(Data records)
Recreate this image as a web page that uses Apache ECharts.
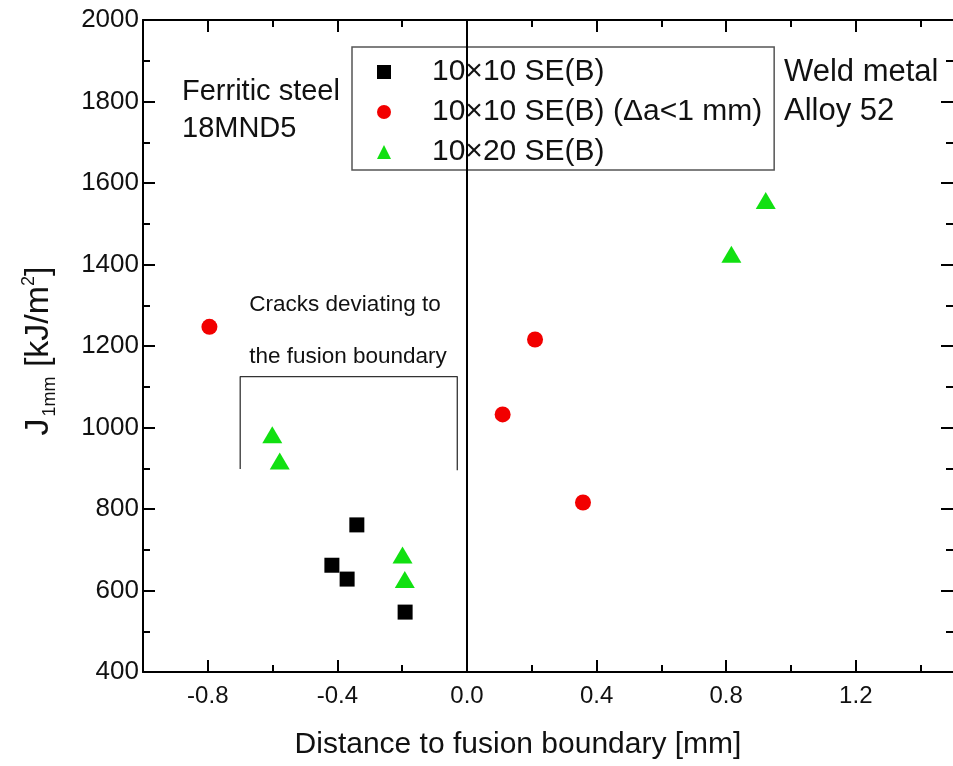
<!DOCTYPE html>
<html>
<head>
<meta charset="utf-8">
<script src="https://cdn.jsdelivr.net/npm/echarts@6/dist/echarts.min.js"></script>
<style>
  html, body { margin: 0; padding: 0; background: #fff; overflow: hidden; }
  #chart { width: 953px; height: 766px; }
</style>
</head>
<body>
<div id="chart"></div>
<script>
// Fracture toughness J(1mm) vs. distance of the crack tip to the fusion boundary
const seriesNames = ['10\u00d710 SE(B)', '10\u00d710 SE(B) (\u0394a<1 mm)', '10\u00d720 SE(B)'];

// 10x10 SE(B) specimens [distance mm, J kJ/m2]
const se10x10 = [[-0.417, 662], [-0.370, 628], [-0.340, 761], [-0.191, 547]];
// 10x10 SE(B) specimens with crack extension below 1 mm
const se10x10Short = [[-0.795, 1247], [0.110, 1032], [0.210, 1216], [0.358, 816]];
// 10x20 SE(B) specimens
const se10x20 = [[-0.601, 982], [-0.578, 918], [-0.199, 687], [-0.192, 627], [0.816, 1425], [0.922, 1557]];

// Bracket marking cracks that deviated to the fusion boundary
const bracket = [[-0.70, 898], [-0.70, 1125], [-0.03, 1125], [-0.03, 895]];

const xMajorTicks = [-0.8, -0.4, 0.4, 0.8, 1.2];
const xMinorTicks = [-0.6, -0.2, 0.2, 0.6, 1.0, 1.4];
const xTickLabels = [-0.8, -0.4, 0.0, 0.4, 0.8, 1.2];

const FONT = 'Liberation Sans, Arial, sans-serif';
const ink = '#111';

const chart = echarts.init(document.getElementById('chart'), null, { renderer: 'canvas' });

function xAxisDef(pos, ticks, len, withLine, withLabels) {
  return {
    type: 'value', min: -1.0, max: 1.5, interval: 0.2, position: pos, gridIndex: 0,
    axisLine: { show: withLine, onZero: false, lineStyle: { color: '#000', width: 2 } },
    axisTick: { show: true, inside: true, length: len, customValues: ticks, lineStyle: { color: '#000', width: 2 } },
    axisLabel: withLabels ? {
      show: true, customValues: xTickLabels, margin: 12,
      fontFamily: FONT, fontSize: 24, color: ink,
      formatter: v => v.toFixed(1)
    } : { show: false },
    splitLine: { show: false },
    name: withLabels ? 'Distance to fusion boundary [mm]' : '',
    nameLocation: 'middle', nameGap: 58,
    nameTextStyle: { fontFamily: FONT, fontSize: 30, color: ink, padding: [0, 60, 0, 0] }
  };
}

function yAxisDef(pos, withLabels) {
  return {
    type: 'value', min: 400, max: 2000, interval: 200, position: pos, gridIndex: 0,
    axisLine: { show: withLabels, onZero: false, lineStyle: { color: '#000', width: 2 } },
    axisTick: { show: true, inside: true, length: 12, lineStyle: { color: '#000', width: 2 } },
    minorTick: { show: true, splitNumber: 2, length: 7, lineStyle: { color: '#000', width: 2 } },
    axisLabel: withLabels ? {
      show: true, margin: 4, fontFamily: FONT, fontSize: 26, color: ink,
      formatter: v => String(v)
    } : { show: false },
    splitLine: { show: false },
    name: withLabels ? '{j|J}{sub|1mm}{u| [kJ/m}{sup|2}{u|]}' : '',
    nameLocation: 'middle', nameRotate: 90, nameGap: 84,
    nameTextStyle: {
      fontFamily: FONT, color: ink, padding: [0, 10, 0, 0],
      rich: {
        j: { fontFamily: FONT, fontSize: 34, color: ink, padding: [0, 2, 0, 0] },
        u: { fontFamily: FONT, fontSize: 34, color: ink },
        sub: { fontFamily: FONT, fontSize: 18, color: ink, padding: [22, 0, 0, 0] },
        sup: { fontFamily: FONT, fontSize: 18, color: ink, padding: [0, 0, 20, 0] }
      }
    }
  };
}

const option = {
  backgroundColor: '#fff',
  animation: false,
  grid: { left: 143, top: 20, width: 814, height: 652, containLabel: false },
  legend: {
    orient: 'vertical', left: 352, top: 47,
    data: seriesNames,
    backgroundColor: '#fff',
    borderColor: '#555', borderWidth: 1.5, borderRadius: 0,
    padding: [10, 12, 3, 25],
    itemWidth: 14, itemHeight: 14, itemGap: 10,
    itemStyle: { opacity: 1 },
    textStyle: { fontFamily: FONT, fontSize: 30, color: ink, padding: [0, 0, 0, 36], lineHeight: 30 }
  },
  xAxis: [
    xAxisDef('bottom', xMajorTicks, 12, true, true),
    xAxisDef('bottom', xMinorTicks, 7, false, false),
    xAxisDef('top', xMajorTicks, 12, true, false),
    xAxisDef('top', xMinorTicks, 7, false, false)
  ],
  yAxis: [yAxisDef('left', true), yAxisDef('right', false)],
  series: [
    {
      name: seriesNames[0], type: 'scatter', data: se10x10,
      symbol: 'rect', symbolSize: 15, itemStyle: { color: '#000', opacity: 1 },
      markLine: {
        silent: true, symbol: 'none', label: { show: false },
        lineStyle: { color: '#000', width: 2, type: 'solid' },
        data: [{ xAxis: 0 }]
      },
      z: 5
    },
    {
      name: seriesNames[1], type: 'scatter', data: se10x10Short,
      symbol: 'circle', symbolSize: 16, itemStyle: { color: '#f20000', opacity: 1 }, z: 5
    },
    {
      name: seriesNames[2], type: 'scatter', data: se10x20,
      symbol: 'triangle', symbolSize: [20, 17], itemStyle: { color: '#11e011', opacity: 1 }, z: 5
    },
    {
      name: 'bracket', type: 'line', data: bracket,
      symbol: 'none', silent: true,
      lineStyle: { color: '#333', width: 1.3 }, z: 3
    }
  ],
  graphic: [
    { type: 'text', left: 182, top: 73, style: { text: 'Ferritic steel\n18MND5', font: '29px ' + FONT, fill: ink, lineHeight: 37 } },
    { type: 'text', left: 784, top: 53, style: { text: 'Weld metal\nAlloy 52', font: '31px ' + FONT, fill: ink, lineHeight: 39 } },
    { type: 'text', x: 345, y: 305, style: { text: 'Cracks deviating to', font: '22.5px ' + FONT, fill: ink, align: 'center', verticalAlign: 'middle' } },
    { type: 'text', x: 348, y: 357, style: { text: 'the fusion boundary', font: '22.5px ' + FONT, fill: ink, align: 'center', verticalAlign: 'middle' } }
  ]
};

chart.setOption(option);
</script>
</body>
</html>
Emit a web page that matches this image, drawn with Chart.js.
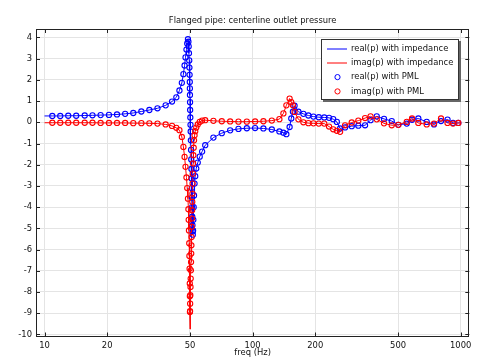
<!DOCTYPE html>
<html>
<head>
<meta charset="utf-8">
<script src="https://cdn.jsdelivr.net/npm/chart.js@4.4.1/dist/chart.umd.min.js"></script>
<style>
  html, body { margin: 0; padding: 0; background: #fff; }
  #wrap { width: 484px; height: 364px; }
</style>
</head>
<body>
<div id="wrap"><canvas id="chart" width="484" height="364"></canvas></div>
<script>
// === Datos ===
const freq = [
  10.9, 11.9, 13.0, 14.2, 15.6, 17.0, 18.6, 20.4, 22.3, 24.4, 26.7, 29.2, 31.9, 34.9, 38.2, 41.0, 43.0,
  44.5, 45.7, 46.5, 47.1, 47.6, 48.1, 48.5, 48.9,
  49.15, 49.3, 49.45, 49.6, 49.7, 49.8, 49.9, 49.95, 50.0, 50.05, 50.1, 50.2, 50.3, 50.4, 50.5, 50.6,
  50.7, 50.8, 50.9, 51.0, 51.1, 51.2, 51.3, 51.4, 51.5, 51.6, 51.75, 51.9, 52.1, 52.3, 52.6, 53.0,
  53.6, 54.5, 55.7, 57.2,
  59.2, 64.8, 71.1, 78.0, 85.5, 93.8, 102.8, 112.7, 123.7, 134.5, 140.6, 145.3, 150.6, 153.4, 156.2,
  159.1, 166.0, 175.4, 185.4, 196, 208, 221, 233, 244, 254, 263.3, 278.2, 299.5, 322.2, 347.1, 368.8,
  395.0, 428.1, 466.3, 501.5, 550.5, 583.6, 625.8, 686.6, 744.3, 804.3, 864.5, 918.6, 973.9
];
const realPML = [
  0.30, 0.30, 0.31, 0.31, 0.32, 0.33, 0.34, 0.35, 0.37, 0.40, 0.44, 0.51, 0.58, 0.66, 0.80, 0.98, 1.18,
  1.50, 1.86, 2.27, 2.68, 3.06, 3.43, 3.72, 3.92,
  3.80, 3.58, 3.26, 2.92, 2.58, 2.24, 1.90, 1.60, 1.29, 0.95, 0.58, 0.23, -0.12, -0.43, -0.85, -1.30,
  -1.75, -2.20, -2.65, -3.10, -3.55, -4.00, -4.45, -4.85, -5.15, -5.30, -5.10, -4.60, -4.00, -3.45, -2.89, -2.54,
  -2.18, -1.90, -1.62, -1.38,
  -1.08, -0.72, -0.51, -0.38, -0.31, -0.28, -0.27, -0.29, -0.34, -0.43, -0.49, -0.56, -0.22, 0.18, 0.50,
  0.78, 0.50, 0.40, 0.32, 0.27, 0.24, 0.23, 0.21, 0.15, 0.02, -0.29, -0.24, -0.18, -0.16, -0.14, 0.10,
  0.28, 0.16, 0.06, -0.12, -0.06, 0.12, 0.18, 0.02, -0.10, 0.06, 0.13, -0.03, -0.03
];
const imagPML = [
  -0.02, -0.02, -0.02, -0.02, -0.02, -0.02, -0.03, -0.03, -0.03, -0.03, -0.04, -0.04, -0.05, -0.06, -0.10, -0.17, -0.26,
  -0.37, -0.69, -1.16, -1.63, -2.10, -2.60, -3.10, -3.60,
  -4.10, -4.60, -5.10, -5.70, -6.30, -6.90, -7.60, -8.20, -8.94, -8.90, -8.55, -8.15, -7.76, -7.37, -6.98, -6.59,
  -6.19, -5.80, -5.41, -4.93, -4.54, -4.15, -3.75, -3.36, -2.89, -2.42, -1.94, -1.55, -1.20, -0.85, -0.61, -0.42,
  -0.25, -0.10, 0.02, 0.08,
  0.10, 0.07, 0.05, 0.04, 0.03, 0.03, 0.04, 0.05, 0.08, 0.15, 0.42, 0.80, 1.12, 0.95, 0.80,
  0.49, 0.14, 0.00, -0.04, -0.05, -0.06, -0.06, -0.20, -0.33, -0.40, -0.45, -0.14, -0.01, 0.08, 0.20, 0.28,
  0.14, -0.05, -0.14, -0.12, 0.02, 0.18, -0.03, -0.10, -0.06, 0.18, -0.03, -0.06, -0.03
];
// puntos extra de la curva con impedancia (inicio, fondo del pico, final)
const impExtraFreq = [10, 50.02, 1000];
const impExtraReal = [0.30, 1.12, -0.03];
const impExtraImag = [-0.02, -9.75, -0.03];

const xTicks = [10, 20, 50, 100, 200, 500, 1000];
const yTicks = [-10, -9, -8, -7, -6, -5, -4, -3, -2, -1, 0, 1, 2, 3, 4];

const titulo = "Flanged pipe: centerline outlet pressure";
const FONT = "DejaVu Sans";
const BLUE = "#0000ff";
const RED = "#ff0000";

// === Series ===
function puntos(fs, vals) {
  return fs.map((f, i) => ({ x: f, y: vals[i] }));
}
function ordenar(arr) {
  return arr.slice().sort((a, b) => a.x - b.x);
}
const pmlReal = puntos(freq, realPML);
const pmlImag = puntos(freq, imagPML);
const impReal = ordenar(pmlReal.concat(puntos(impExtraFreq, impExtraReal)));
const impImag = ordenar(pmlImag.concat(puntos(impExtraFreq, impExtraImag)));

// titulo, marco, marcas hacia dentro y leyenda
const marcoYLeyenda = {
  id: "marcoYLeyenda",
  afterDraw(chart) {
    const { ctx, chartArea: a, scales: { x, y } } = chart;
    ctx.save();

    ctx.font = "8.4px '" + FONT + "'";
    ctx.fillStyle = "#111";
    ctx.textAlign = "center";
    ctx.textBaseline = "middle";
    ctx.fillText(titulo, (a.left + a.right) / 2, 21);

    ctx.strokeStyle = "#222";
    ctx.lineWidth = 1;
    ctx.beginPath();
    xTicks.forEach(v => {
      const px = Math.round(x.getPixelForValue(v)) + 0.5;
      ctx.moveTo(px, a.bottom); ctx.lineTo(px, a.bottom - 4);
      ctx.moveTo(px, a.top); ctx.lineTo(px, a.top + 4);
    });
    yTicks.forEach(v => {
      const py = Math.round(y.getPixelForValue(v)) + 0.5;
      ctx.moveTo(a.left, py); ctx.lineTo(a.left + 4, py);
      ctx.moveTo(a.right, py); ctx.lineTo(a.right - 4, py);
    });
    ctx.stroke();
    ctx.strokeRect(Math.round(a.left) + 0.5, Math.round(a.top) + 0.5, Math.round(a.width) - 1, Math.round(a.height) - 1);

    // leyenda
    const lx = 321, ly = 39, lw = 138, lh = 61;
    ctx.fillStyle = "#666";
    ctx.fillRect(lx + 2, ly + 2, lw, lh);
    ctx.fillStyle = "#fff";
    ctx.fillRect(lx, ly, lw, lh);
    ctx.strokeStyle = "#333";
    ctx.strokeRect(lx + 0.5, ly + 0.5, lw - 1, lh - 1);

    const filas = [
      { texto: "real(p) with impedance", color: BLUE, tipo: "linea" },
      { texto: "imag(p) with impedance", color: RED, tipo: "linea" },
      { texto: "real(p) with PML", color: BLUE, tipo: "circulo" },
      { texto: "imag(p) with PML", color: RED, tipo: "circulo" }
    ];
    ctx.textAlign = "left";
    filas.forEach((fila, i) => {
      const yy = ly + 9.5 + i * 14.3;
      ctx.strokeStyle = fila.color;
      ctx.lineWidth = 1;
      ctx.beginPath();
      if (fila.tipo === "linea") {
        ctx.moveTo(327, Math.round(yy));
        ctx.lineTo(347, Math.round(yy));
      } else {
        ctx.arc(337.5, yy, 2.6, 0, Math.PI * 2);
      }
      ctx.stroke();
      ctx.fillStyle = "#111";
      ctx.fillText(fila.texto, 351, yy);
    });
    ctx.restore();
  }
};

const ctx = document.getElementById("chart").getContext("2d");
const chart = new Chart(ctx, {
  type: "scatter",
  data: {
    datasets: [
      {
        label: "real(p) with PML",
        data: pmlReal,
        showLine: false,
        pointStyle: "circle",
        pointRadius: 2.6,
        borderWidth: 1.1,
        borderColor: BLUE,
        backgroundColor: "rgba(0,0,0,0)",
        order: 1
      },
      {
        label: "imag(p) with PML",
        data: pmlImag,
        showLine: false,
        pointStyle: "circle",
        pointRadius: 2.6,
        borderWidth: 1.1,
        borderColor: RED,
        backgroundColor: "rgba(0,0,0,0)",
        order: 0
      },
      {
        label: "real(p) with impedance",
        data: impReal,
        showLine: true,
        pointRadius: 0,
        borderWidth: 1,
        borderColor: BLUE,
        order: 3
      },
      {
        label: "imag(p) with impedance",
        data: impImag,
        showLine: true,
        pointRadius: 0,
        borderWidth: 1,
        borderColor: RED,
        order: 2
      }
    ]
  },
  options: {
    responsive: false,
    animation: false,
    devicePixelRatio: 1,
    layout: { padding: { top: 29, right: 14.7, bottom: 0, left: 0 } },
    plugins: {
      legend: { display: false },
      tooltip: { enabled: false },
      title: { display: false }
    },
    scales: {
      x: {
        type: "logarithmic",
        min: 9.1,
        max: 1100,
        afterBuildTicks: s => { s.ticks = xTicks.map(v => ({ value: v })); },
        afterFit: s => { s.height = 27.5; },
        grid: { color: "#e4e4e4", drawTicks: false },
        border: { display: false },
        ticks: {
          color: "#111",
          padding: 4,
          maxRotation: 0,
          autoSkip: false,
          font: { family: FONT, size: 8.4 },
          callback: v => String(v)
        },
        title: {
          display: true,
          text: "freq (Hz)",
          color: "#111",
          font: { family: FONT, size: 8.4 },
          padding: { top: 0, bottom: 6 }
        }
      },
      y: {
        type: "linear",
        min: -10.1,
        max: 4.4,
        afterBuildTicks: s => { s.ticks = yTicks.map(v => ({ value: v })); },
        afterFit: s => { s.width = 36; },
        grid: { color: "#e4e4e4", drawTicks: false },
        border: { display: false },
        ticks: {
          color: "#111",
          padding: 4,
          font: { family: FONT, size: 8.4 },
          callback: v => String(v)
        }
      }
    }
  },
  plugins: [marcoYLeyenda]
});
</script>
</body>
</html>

* Direction *
Pictures stay out. Print the data exactly, from its first line through the line containing "1425], [0.922, 1557]];".

* Solution *
Recreate this image as a web page that uses Apache ECharts.
<!DOCTYPE html>
<html>
<head>
<meta charset="utf-8">
<script src="https://cdn.jsdelivr.net/npm/echarts@6/dist/echarts.min.js"></script>
<style>
  html, body { margin: 0; padding: 0; background: #fff; overflow: hidden; }
  #chart { width: 953px; height: 766px; }
</style>
</head>
<body>
<div id="chart"></div>
<script>
// Fracture toughness J(1mm) vs. distance of the crack tip to the fusion boundary
const seriesNames = ['10\u00d710 SE(B)', '10\u00d710 SE(B) (\u0394a<1 mm)', '10\u00d720 SE(B)'];

// 10x10 SE(B) specimens [distance mm, J kJ/m2]
const se10x10 = [[-0.417, 662], [-0.370, 628], [-0.340, 761], [-0.191, 547]];
// 10x10 SE(B) specimens with crack extension below 1 mm
const se10x10Short = [[-0.795, 1247], [0.110, 1032], [0.210, 1216], [0.358, 816]];
// 10x20 SE(B) specimens
const se10x20 = [[-0.601, 982], [-0.578, 918], [-0.199, 687], [-0.192, 627], [0.816, 1425], [0.922, 1557]];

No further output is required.